The Minister of the Presidency, Félix Bolaños, has convened a “church summit” for tomorrow at La Moncloa to address sexual abuses in the Church with the general secretary of the Spanish Episcopal Conference (CEE), César García Magán, and the secretary of CONFER, Jesús Miguel Zamora, according to the portal ‘Vida Nueva’. What the Government presents as a gesture of institutional collaboration is, in reality, one more step in its strategy of political control over the religious sphere, taking advantage of the climate of distrust created around reparation for clerical pedophilia.
The meeting comes just five days after Bolaños’s express trip to the Vatican, where he met with Cardinal Pietro Parolin, Secretary of State, accompanied by Ambassador Isabel Celaá. In that conversation, the minister’s two star topics—the Valley of the Fallen and abuses by the clergy—were once again raised as pieces of the same board.
The Government’s Moral Barter
The Government does not hide its intention to link both issues. Last February, Bolaños committed before the Holy See to “unblocking” the resignification of the Valley of the Fallen, a project that seeks to strip the site of its religious meaning to transform it into a commemorative park for “democratic memory”.
In exchange, the plan for indemnities to victims of ecclesiastical abuses was carefully postponed: the minister promised a parliamentary subcommittee that will not yield results until, at the earliest, 2026.

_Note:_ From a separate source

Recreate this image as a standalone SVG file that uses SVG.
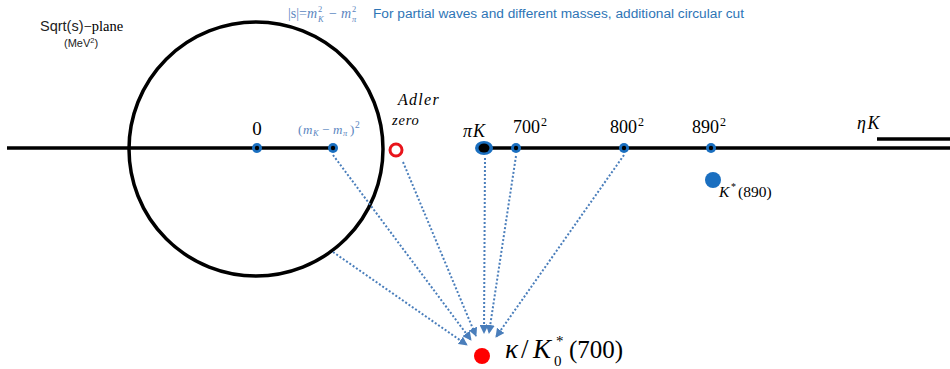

No justice, no truth, no reparation. Just a vague promise and new headlines. The Government buys time and the appearance of dialogue; and the Episcopal Conference, apparently, accepts silence as currency for stability.
The Prudence That Borders on Complicity
After the February agreement, the Catholic Church’s attitude has been one of «prudent» collaboration, even at the cost of renouncing positions it previously defended firmly. What in another time would have been denounced as state interference in ecclesiastical affairs is now justified with words like “accompaniment” or “constructive dialogue”.
The Church still has time to speak clearly. Not to defend privileges, but to remind the political power that the Church is not governed from La Moncloa.
And if the Episcopal Conference has decided to remain silent for strategic reasons, it is worth remembering that silence in the face of injustice is not prudence, but complicity.